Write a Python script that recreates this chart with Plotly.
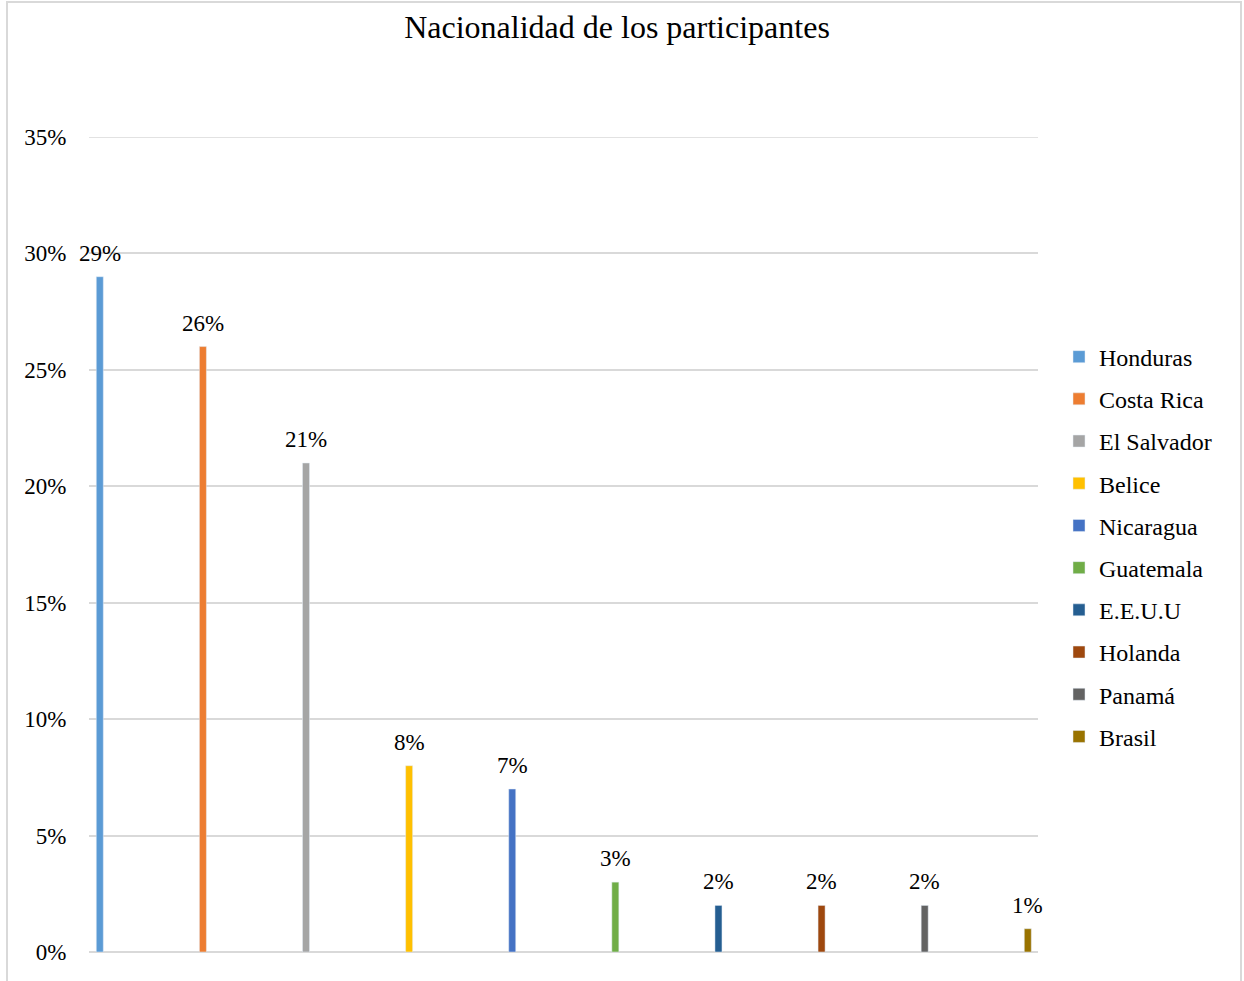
import plotly.graph_objects as go

countries = ["Honduras", "Costa Rica", "El Salvador", "Belice", "Nicaragua",
             "Guatemala", "E.E.U.U", "Holanda", "Panamá", "Brasil"]
shares = [0.29, 0.26, 0.21, 0.08, 0.07, 0.03, 0.02, 0.02, 0.02, 0.01]
colors = ["#5B9BD5", "#ED7D31", "#A5A5A5", "#FFC000", "#4472C4",
          "#70AD47", "#255E91", "#9E480E", "#636363", "#997300"]
y_ticks = [0, 0.05, 0.10, 0.15, 0.20, 0.25, 0.30, 0.35]
y_tick_labels = ["0%", "5%", "10%", "15%", "20%", "25%", "30%", "35%"]

FONT = "Liberation Serif, Times New Roman, serif"

fig = go.Figure()
for i, (name, val, col) in enumerate(zip(countries, shares, colors)):
    fig.add_trace(go.Bar(
        x=[i], y=[val], name=name, marker_color=col, width=0.068,
        legendgroup=name, hoverinfo="name+y",
    ))
    fig.add_annotation(
        x=i, y=val, text=f"{round(val*100)}%", showarrow=False,
        yanchor="bottom", yshift=9, font=dict(family=FONT, size=23, color="#000"),
    )

fig.update_layout(
    width=1244, height=981,
    margin=dict(l=89, r=206, t=137, b=29),
    plot_bgcolor="white", paper_bgcolor="white",
    barmode="overlay",
    font=dict(family=FONT, size=23, color="#000"),
    title=dict(text="Nacionalidad de los participantes", xref="container", x=0.496,
               xanchor="center", yref="container", y=1 - 27/981, yanchor="middle",
               font=dict(family=FONT, size=32, color="#000")),
    xaxis=dict(range=[-0.1047, 9.099], showticklabels=False, showgrid=False,
               zeroline=False, showline=False, fixedrange=True),
    yaxis=dict(range=[0, 0.35], tickvals=y_ticks, ticktext=y_tick_labels,
               showgrid=True, gridcolor="#d9d9d9", gridwidth=1.5,
               zeroline=True, zerolinecolor="#d9d9d9", zerolinewidth=1.5,
               showline=False, ticks="outside", ticklen=17,
               tickcolor="rgba(0,0,0,0)", tickfont=dict(family=FONT, size=23)),
    legend=dict(x=(1059-89)/949, xanchor="left", y=0.4975, yanchor="middle",
                font=dict(family=FONT, size=24), tracegroupgap=8,
                bgcolor="rgba(0,0,0,0)"),
    showlegend=True,
)

# top gridline (35%) sits on the plot edge, draw it explicitly
fig.add_shape(type="line", xref="paper", yref="y", x0=0, x1=1,
              y0=y_ticks[-1], y1=y_ticks[-1],
              line=dict(color="#d9d9d9", width=1.5), layer="below")

fig.add_shape(type="rect", xref="paper", yref="paper",
              x0=(7-89)/949, x1=(1241-89)/949, y0=(952-990)/815, y1=(952-2)/815,
              line=dict(color="#d9d9d9", width=2), fillcolor="rgba(0,0,0,0)", layer="below")

fig.write_html("out.html")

• • • • •

» Instruction
The lines from the start of the data through the line that contains "import plotly.graph_objects as go" are to be returned exactly, please, with both ends included and every picture left out.

» Full response
Write a Python script that recreates this chart with Plotly.
import plotly.graph_objects as go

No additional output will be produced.